**TASK PROMPT:** Write out the material exactly. Do not include the pictures.

* * * *

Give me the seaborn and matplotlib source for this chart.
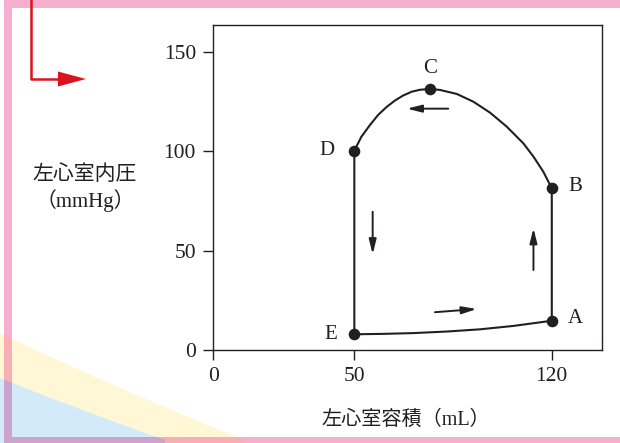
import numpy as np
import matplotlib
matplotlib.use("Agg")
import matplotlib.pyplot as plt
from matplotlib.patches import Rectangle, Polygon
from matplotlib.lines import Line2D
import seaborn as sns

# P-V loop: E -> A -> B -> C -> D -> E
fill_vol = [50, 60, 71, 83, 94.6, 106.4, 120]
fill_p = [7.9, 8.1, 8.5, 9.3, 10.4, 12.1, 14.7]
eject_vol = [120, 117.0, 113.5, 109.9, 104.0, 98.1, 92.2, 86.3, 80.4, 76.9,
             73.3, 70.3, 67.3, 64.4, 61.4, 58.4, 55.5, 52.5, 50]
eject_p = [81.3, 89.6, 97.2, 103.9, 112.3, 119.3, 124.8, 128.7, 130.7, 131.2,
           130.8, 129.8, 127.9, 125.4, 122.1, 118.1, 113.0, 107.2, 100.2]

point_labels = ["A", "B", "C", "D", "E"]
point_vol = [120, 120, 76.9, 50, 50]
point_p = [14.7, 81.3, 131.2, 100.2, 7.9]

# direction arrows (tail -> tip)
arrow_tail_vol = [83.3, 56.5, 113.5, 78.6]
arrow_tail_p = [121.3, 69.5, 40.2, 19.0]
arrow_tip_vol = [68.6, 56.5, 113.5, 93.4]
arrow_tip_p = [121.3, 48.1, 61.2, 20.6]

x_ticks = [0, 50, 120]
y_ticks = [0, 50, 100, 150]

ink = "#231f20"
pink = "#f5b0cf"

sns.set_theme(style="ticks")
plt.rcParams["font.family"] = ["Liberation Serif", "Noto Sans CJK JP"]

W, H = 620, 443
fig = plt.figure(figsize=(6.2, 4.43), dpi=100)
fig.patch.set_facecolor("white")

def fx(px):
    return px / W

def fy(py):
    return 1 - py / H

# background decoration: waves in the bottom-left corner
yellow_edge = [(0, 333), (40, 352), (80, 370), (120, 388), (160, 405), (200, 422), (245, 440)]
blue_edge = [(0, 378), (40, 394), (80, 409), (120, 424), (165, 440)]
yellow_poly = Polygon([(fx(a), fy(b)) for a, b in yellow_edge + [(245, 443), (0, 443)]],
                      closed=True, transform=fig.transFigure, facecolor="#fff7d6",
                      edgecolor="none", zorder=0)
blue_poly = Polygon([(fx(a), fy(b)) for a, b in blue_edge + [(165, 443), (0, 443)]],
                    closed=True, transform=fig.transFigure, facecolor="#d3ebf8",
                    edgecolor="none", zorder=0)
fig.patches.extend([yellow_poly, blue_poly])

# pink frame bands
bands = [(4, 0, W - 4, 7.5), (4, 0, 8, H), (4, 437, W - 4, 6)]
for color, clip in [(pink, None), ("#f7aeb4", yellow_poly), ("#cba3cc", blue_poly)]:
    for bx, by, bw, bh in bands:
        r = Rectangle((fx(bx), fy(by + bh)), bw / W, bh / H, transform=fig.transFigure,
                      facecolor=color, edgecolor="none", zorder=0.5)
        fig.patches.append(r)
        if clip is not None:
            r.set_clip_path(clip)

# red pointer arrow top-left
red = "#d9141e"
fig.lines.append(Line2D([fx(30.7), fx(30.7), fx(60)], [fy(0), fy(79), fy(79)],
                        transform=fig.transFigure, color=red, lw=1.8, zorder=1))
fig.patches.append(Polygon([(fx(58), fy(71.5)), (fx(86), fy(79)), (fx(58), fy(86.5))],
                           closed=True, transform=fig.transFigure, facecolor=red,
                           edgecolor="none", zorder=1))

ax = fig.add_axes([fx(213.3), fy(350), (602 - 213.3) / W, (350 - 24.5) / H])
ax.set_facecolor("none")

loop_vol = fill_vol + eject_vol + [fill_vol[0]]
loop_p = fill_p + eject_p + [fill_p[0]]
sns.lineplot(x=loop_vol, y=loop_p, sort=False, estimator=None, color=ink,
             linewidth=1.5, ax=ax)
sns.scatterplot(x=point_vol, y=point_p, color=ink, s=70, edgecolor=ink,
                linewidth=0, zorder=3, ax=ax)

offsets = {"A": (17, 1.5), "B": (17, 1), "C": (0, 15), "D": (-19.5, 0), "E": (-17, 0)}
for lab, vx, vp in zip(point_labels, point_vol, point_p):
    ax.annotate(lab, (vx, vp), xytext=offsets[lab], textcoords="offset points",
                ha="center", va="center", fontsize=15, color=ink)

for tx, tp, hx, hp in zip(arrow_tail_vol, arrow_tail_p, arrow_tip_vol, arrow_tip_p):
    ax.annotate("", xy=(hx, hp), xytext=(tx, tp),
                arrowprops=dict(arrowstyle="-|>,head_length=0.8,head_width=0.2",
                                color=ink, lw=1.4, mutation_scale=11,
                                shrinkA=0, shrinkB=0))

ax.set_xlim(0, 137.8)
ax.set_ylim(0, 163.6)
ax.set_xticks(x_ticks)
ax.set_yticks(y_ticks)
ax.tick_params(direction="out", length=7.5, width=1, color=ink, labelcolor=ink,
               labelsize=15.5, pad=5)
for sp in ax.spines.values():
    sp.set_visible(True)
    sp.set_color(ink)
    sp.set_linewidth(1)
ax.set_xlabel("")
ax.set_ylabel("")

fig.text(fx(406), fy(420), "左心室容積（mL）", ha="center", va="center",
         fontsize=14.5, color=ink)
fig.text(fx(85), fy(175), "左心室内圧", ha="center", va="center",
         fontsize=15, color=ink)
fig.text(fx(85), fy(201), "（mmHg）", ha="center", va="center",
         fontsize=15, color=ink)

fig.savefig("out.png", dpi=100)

* * * *

**THE SOLUTION:**
Give me the seaborn and matplotlib source for this chart.
import numpy as np
import matplotlib
matplotlib.use("Agg")
import matplotlib.pyplot as plt
from matplotlib.patches import Rectangle, Polygon
from matplotlib.lines import Line2D
import seaborn as sns

# P-V loop: E -> A -> B -> C -> D -> E
fill_vol = [50, 60, 71, 83, 94.6, 106.4, 120]
fill_p = [7.9, 8.1, 8.5, 9.3, 10.4, 12.1, 14.7]
eject_vol = [120, 117.0, 113.5, 109.9, 104.0, 98.1, 92.2, 86.3, 80.4, 76.9,
             73.3, 70.3, 67.3, 64.4, 61.4, 58.4, 55.5, 52.5, 50]
eject_p = [81.3, 89.6, 97.2, 103.9, 112.3, 119.3, 124.8, 128.7, 130.7, 131.2,
           130.8, 129.8, 127.9, 125.4, 122.1, 118.1, 113.0, 107.2, 100.2]

point_labels = ["A", "B", "C", "D", "E"]
point_vol = [120, 120, 76.9, 50, 50]
point_p = [14.7, 81.3, 131.2, 100.2, 7.9]

# direction arrows (tail -> tip)
arrow_tail_vol = [83.3, 56.5, 113.5, 78.6]
arrow_tail_p = [121.3, 69.5, 40.2, 19.0]
arrow_tip_vol = [68.6, 56.5, 113.5, 93.4]
arrow_tip_p = [121.3, 48.1, 61.2, 20.6]

x_ticks = [0, 50, 120]
y_ticks = [0, 50, 100, 150]

ink = "#231f20"
pink = "#f5b0cf"

sns.set_theme(style="ticks")
plt.rcParams["font.family"] = ["Liberation Serif", "Noto Sans CJK JP"]

W, H = 620, 443
fig = plt.figure(figsize=(6.2, 4.43), dpi=100)
fig.patch.set_facecolor("white")

def fx(px):
    return px / W

def fy(py):
    return 1 - py / H

# background decoration: waves in the bottom-left corner
yellow_edge = [(0, 333), (40, 352), (80, 370), (120, 388), (160, 405), (200, 422), (245, 440)]
blue_edge = [(0, 378), (40, 394), (80, 409), (120, 424), (165, 440)]
yellow_poly = Polygon([(fx(a), fy(b)) for a, b in yellow_edge + [(245, 443), (0, 443)]],
                      closed=True, transform=fig.transFigure, facecolor="#fff7d6",
                      edgecolor="none", zorder=0)
blue_poly = Polygon([(fx(a), fy(b)) for a, b in blue_edge + [(165, 443), (0, 443)]],
                    closed=True, transform=fig.transFigure, facecolor="#d3ebf8",
                    edgecolor="none", zorder=0)
fig.patches.extend([yellow_poly, blue_poly])

# pink frame bands
bands = [(4, 0, W - 4, 7.5), (4, 0, 8, H), (4, 437, W - 4, 6)]
for color, clip in [(pink, None), ("#f7aeb4", yellow_poly), ("#cba3cc", blue_poly)]:
    for bx, by, bw, bh in bands:
        r = Rectangle((fx(bx), fy(by + bh)), bw / W, bh / H, transform=fig.transFigure,
                      facecolor=color, edgecolor="none", zorder=0.5)
        fig.patches.append(r)
        if clip is not None:
            r.set_clip_path(clip)

# red pointer arrow top-left
red = "#d9141e"
fig.lines.append(Line2D([fx(30.7), fx(30.7), fx(60)], [fy(0), fy(79), fy(79)],
                        transform=fig.transFigure, color=red, lw=1.8, zorder=1))
fig.patches.append(Polygon([(fx(58), fy(71.5)), (fx(86), fy(79)), (fx(58), fy(86.5))],
                           closed=True, transform=fig.transFigure, facecolor=red,
                           edgecolor="none", zorder=1))

ax = fig.add_axes([fx(213.3), fy(350), (602 - 213.3) / W, (350 - 24.5) / H])
ax.set_facecolor("none")

loop_vol = fill_vol + eject_vol + [fill_vol[0]]
loop_p = fill_p + eject_p + [fill_p[0]]
sns.lineplot(x=loop_vol, y=loop_p, sort=False, estimator=None, color=ink,
             linewidth=1.5, ax=ax)
sns.scatterplot(x=point_vol, y=point_p, color=ink, s=70, edgecolor=ink,
                linewidth=0, zorder=3, ax=ax)

offsets = {"A": (17, 1.5), "B": (17, 1), "C": (0, 15), "D": (-19.5, 0), "E": (-17, 0)}
for lab, vx, vp in zip(point_labels, point_vol, point_p):
    ax.annotate(lab, (vx, vp), xytext=offsets[lab], textcoords="offset points",
                ha="center", va="center", fontsize=15, color=ink)

for tx, tp, hx, hp in zip(arrow_tail_vol, arrow_tail_p, arrow_tip_vol, arrow_tip_p):
    ax.annotate("", xy=(hx, hp), xytext=(tx, tp),
                arrowprops=dict(arrowstyle="-|>,head_length=0.8,head_width=0.2",
                                color=ink, lw=1.4, mutation_scale=11,
                                shrinkA=0, shrinkB=0))

ax.set_xlim(0, 137.8)
ax.set_ylim(0, 163.6)
ax.set_xticks(x_ticks)
ax.set_yticks(y_ticks)
ax.tick_params(direction="out", length=7.5, width=1, color=ink, labelcolor=ink,
               labelsize=15.5, pad=5)
for sp in ax.spines.values():
    sp.set_visible(True)
    sp.set_color(ink)
    sp.set_linewidth(1)
ax.set_xlabel("")
ax.set_ylabel("")

fig.text(fx(406), fy(420), "左心室容積（mL）", ha="center", va="center",
         fontsize=14.5, color=ink)
fig.text(fx(85), fy(175), "左心室内圧", ha="center", va="center",
         fontsize=15, color=ink)
fig.text(fx(85), fy(201), "（mmHg）", ha="center", va="center",
         fontsize=15, color=ink)

fig.savefig("out.png", dpi=100)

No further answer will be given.